--- BEGIN RECORDS SHOWN ---

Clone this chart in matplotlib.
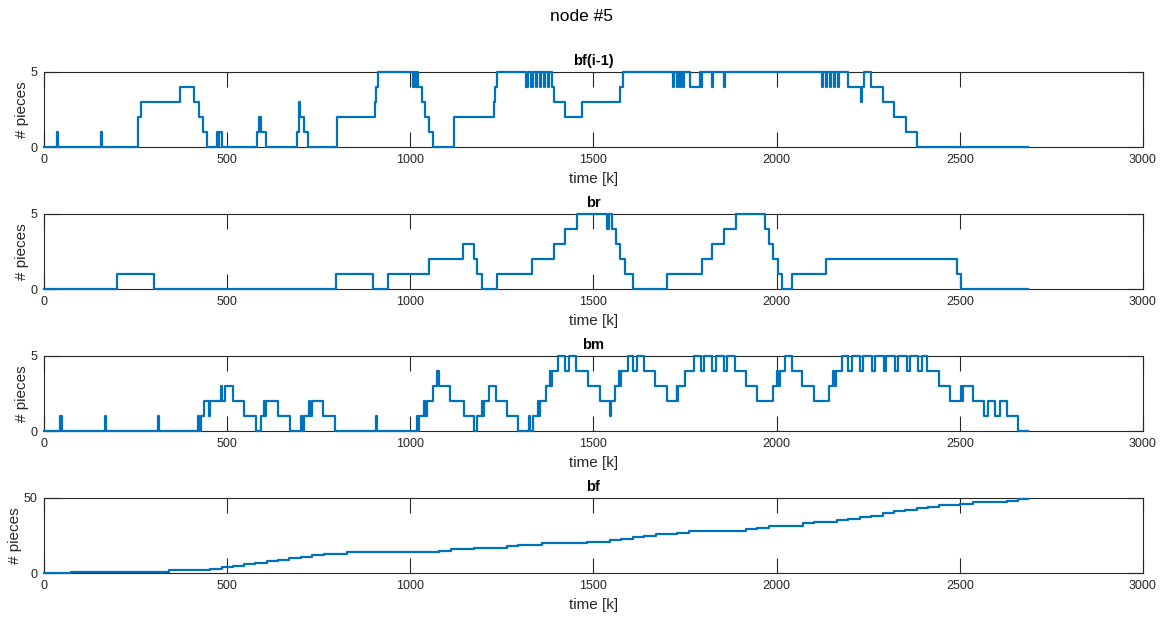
import matplotlib
matplotlib.use("Agg")
from matplotlib import pyplot as plt

# change points of each signal: time [k] and level held from that time on
bf_prev_t = [0, 35, 38, 155, 158, 258, 265, 370, 410, 423, 433, 444, 472, 476, 479, 485,
             581, 588, 592, 607, 690, 695, 700, 710, 721, 799, 903, 907, 913,
             1008, 1011, 1015, 1018, 1022, 1031, 1040, 1052, 1063, 1119, 1229, 1232, 1236,
             1317, 1322, 1330, 1334, 1342, 1346, 1353, 1357, 1364, 1368, 1375, 1379,
             1386, 1393, 1422, 1468, 1572, 1580,
             1718, 1721, 1727, 1730, 1736, 1739, 1745, 1748, 1763, 1790, 1793, 1796,
             1824, 1827, 1856, 1859,
             2123, 2126, 2135, 2138, 2146, 2149, 2157, 2160, 2167, 2170,
             2196, 2230, 2233, 2238, 2258, 2290, 2321, 2352, 2384, 2687]
bf_prev_n = [0, 1, 0, 1, 0, 2, 3, 4, 3, 2, 1, 0, 1, 0, 1, 0,
             1, 2, 1, 0, 1, 3, 2, 1, 0, 2, 3, 4, 5,
             4, 5, 4, 5, 4, 3, 2, 1, 0, 2, 3, 4, 5,
             4, 5, 4, 5, 4, 5, 4, 5, 4, 5, 4, 5,
             4, 3, 2, 3, 4, 5,
             4, 5, 4, 5, 4, 5, 4, 5, 4, 5, 4, 5,
             4, 5, 4, 5,
             4, 5, 4, 5, 4, 5, 4, 5, 4, 5,
             4, 3, 4, 5, 4, 3, 2, 1, 0, 0]

br_t = [0, 200, 301, 797, 897, 940, 1052, 1145, 1174, 1183, 1195, 1238, 1331, 1392,
        1422, 1454, 1538, 1543, 1550, 1562, 1573, 1586, 1609, 1700, 1795, 1824, 1856,
        1888, 1968, 1979, 1991, 2003, 2014, 2042, 2135, 2492, 2503, 2687]
br_n = [0, 1, 0, 1, 0, 1, 2, 3, 2, 1, 0, 1, 2, 3,
        4, 5, 4, 5, 4, 3, 2, 1, 0, 1, 2, 3, 4,
        5, 4, 3, 2, 1, 0, 1, 2, 1, 0, 0]

bm_t = [0, 45, 48, 166, 169, 312, 315, 420, 423, 428, 437, 450, 453, 482, 486, 494,
        517, 546, 579, 592, 600, 603, 606, 640, 672, 701, 705, 710, 724, 727, 731,
        762, 794, 906, 909, 1017, 1020, 1024, 1038, 1041, 1045, 1063, 1072, 1079,
        1108, 1147, 1175, 1183, 1195, 1198, 1202, 1216, 1234, 1263, 1295, 1325, 1328,
        1335, 1349, 1352, 1355, 1370, 1381, 1384, 1388, 1404, 1422, 1433, 1452, 1486,
        1518, 1544, 1547, 1559, 1571, 1573, 1576, 1594, 1609, 1618, 1638, 1668, 1700,
        1727, 1729, 1732, 1750, 1775, 1793, 1802, 1824, 1834, 1856, 1865, 1886, 1916,
        1947, 1989, 2000, 2004, 2008, 2023, 2041, 2069, 2102, 2144, 2155, 2158, 2162,
        2178, 2196, 2205, 2228, 2237, 2260, 2269, 2292, 2299, 2323, 2332, 2355, 2364,
        2387, 2396, 2411, 2443, 2473, 2503, 2506, 2509, 2537, 2567, 2578, 2596, 2610,
        2628, 2660, 2687]
bm_n = [0, 1, 0, 1, 0, 1, 0, 1, 0, 1, 2, 1, 2, 3, 2, 3,
        2, 1, 0, 1, 2, 1, 2, 1, 0, 1, 0, 1, 2, 1, 2,
        1, 0, 1, 0, 1, 0, 1, 2, 1, 2, 3, 4, 3,
        2, 1, 0, 1, 2, 1, 2, 3, 2, 1, 0, 1, 0,
        1, 2, 1, 2, 3, 4, 3, 4, 5, 4, 5, 4, 3,
        2, 1, 2, 3, 4, 3, 4, 5, 4, 5, 4, 3, 2,
        3, 2, 3, 4, 5, 4, 5, 4, 5, 4, 5, 4, 3,
        2, 3, 4, 3, 4, 5, 4, 3, 2, 3, 4, 3, 4,
        5, 4, 5, 4, 5, 4, 5, 4, 5, 4, 5, 4, 5,
        4, 5, 4, 3, 2, 3, 2, 3, 2, 1, 2, 1, 2,
        1, 0, 0]

bf_t = [0, 75, 342, 453, 485, 517, 546, 576, 608, 640, 670, 701, 733, 764, 826,
        1079, 1111, 1174, 1265, 1295, 1359, 1483, 1545, 1576, 1608, 1639, 1671, 1729,
        1761, 1916, 1947, 1978, 2071, 2102, 2164, 2196, 2228, 2258, 2289, 2319, 2350,
        2382, 2412, 2444, 2501, 2535, 2628, 2660, 2687]
bf_n = [0, 1, 2, 3, 4, 5, 6, 7, 8, 9, 10, 11, 12, 13, 14,
        15, 16, 17, 18, 19, 20, 21, 22, 23, 24, 25, 26, 27,
        28, 29, 30, 31, 33, 34, 35, 36, 37, 38, 40, 41, 42,
        43, 44, 45, 46, 47, 48, 49, 49]

panels = [("bf(i-1)", bf_prev_t, bf_prev_n, 5),
          ("br", br_t, br_n, 5),
          ("bm", bm_t, bm_n, 5),
          ("bf", bf_t, bf_n, 50)]

plt.rcParams['font.family'] = ['Liberation Sans', 'DejaVu Sans']

fig = plt.figure(figsize=(11.63, 6.17), dpi=100)
fig.suptitle("node #5", fontsize=12.5, y=0.985)

bottoms = [0.7613, 0.5311, 0.3010, 0.0708]
for (name, t, n, top), b in zip(panels, bottoms):
    ax = fig.add_axes([0.0378, b, 0.9450, 0.1225])
    ax.step(t, n, where='post', color='#0072BD', linewidth=1.6, clip_on=False, zorder=3)
    ax.set_xlim(0, 3000)
    ax.set_ylim(0, top)
    ax.set_xticks(range(0, 3001, 500))
    ax.set_yticks([0, top])
    ax.tick_params(direction='in', top=True, right=True, length=11, width=0.8,
                   labelsize=9, colors='#262626', pad=5)
    for s in ax.spines.values():
        s.set_color('#262626')
        s.set_linewidth(0.8)
    ax.set_title(name, fontsize=10.5, fontweight='bold', pad=5)
    ax.set_xlabel("time [k]", fontsize=11, labelpad=4, color='#262626')
    ax.set_ylabel("# pieces", fontsize=11, labelpad=1, color='#262626')

fig.savefig("out.png", dpi=100)
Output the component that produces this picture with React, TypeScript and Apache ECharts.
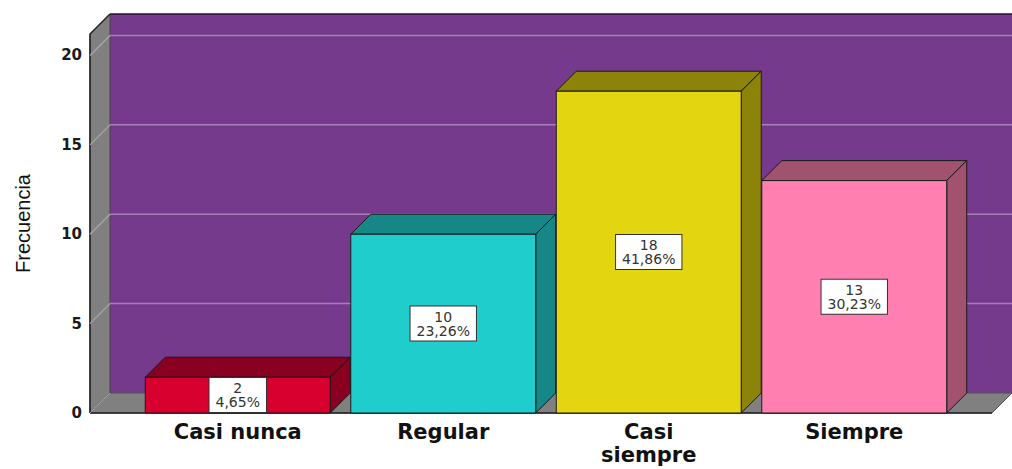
import React, { useEffect, useRef } from "react";
import * as echarts from "echarts";

const CATEGORIES = ["Casi nunca", "Regular", "Casi\nsiempre", "Siempre"];
const FREQUENCIES = [2, 10, 18, 13];
const Y_MIN = 0;
const Y_MAX = 21.2;
const Y_INTERVAL = 5;
const GRID_VALUES = [5, 10, 15, 20];
const FRONT_COLORS = ["#D8002F", "#1FCDCD", "#E3D510", "#FF80B0"];
const SHADE_COLORS = ["#8A0020", "#178686", "#8C840A", "#A1526E"];
const Y_NAME = "Frecuencia";

const DEPTH = 20;
const TOTAL = FREQUENCIES.reduce((a, b) => a + b, 0);

function pct(v: number) {
  return ((v / TOTAL) * 100).toFixed(2).replace(".", ",") + "%";
}

export default function App() {
  const ref = useRef<HTMLDivElement>(null);
  useEffect(() => {
    if (!ref.current) return;
    const chart = echarts.init(ref.current, null, { renderer: "svg" });
    const option: any = {
      animation: false,
      backgroundColor: "#ffffff",
      grid: {
        left: 135,
        right: 55,
        top: 34,
        bottom: 56,
        containLabel: false,
        outerBoundsMode: "none",
      },
      xAxis: {
        type: "category",
        data: CATEGORIES,
        axisLine: { show: false },
        axisTick: { show: false },
        splitLine: { show: false },
        axisLabel: {
          fontFamily: "DejaVu Sans",
          fontWeight: "bold",
          fontSize: 21,
          lineHeight: 23,
          color: "#111111",
          margin: 7,
        },
      },
      yAxis: {
        type: "value",
        min: Y_MIN,
        max: Y_MAX,
        interval: Y_INTERVAL,
        offset: 45,
        name: Y_NAME,
        nameLocation: "middle",
        nameRotate: 90,
        nameGap: 57,
        nameTextStyle: {
          fontFamily: "'Liberation Sans', Arial, sans-serif",
          fontSize: 20,
          color: "#111111",
        },
        axisLine: { show: false },
        axisTick: { show: false },
        splitLine: { show: false },
        axisLabel: {
          showMaxLabel: false,
          fontFamily: "DejaVu Sans",
          fontWeight: "bold",
          fontSize: 15,
          color: "#1a1a1a",
          margin: 8,
          formatter: (v: number) => (v % Y_INTERVAL === 0 ? String(v) : ""),
        },
      },
      series: [
        {
          type: "custom",
          z: 1,
          silent: true,
          clip: false,
          data: [[0, 0]],
          encode: { x: 0, y: 1 },
          renderItem: (params: any, api: any) => {
            const cs = params.coordSys;
            const D = DEPTH;
            const L = cs.x - 45;
            const R = cs.x + cs.width + 35;
            const yb = api.coord([0, Y_MIN])[1];
            const yt = api.coord([0, Y_MAX])[1];
            const children: any[] = [
              {
                type: "rect",
                shape: { x: L + D, y: yt - D, width: R - L + 40, height: yb - yt },
                style: { fill: "#763A8C", stroke: "none" },
              },
              {
                type: "line",
                shape: { x1: L + D, y1: yt - D, x2: R + D + 40, y2: yt - D },
                style: { stroke: "#2a0f33", lineWidth: 1.5 },
              },
              {
                type: "polygon",
                shape: { points: [[L, yb], [L, yt], [L + D, yt - D], [L + D, yb - D]] },
                style: { fill: "#808080", stroke: "#444444", lineWidth: 1 },
              },
              {
                type: "polygon",
                shape: { points: [[L, yb], [R, yb], [R + D, yb - D], [L + D, yb - D]] },
                style: { fill: "#808080", stroke: "#555555", lineWidth: 1 },
              },
              {
                type: "line",
                shape: { x1: L, y1: yb, x2: R, y2: yb },
                style: { stroke: "#222222", lineWidth: 1.5 },
              },
              {
                type: "polyline",
                shape: { points: [[L, yb], [L, yt], [L + D, yt - D]] },
                style: { stroke: "#222222", lineWidth: 1.5, fill: "none" },
              },
              {
                type: "line",
                shape: { x1: L, y1: yb, x2: L + D, y2: yb - D },
                style: { stroke: "#9a9a9a", lineWidth: 1 },
              },
            ];
            GRID_VALUES.forEach((v) => {
              const y = api.coord([0, v])[1];
              children.push({
                type: "line",
                shape: { x1: L, y1: y, x2: L + D, y2: y - D },
                style: { stroke: "#a8a8a8", lineWidth: 1.2 },
              });
              children.push({
                type: "line",
                shape: { x1: L + D, y1: y - D, x2: R + D + 40, y2: y - D },
                style: { stroke: "#A184B4", lineWidth: 1.5 },
              });
            });
            return { type: "group", children };
          },
        },
        {
          type: "custom",
          z: 2,
          clip: false,
          data: FREQUENCIES.map((v, i) => [i, v]),
          encode: { x: 0, y: 1 },
          renderItem: (params: any, api: any) => {
            const idx = api.value(0);
            const val = api.value(1);
            const D = DEPTH;
            const p0 = api.coord([idx, 0]);
            const p1 = api.coord([idx, val]);
            const band = api.size([1, 0])[0];
            const w = band * 0.9;
            const x0 = p0[0] - w / 2;
            const x1 = x0 + w;
            const yb = p0[1];
            const yt = p1[1];
            const front = FRONT_COLORS[idx];
            const shade = SHADE_COLORS[idx];
            const edge = { stroke: "#1a1a1a", lineWidth: 1 };
            return {
              type: "group",
              children: [
                {
                  type: "polygon",
                  shape: { points: [[x0, yt], [x0 + D, yt - D], [x1 + D, yt - D], [x1, yt]] },
                  style: { fill: shade, ...edge },
                },
                {
                  type: "polygon",
                  shape: { points: [[x1, yt], [x1 + D, yt - D], [x1 + D, yb - D], [x1, yb]] },
                  style: { fill: shade, ...edge },
                },
                {
                  type: "rect",
                  shape: { x: x0, y: yt, width: w, height: yb - yt },
                  style: { fill: front, ...edge },
                },
                {
                  type: "text",
                  style: {
                    text: String(val) + "\n" + pct(val),
                    x: p0[0],
                    y: (yt + yb) / 2,
                    align: "center",
                    verticalAlign: "middle",
                    fill: "#333333",
                    fontFamily: "DejaVu Sans",
                    fontSize: 14,
                    lineHeight: 14,
                    backgroundColor: "#ffffff",
                    borderColor: "#333333",
                    borderWidth: 1,
                    padding: [3, 6],
                  },
                },
              ],
            };
          },
        },
      ],
    };
    chart.setOption(option);
    return () => chart.dispose();
  }, []);
  return (
    <div
      ref={ref}
      style={{ position: "fixed", left: 0, top: 0, width: 1012, height: 469 }}
    />
  );
}
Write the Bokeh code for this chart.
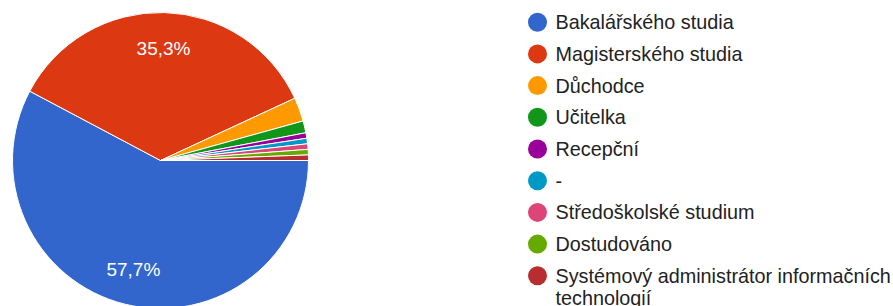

--- END RECORDS SHOWN ---

#### [AIM]
The images in the entries above should be left out; please reproduce exactly the lines from the first through the one containing "from matplotlib import pyplot as plt".

#### [ANSWER TO THE TASK]
Clone this chart in matplotlib.
import matplotlib
matplotlib.use("Agg")
from matplotlib import pyplot as plt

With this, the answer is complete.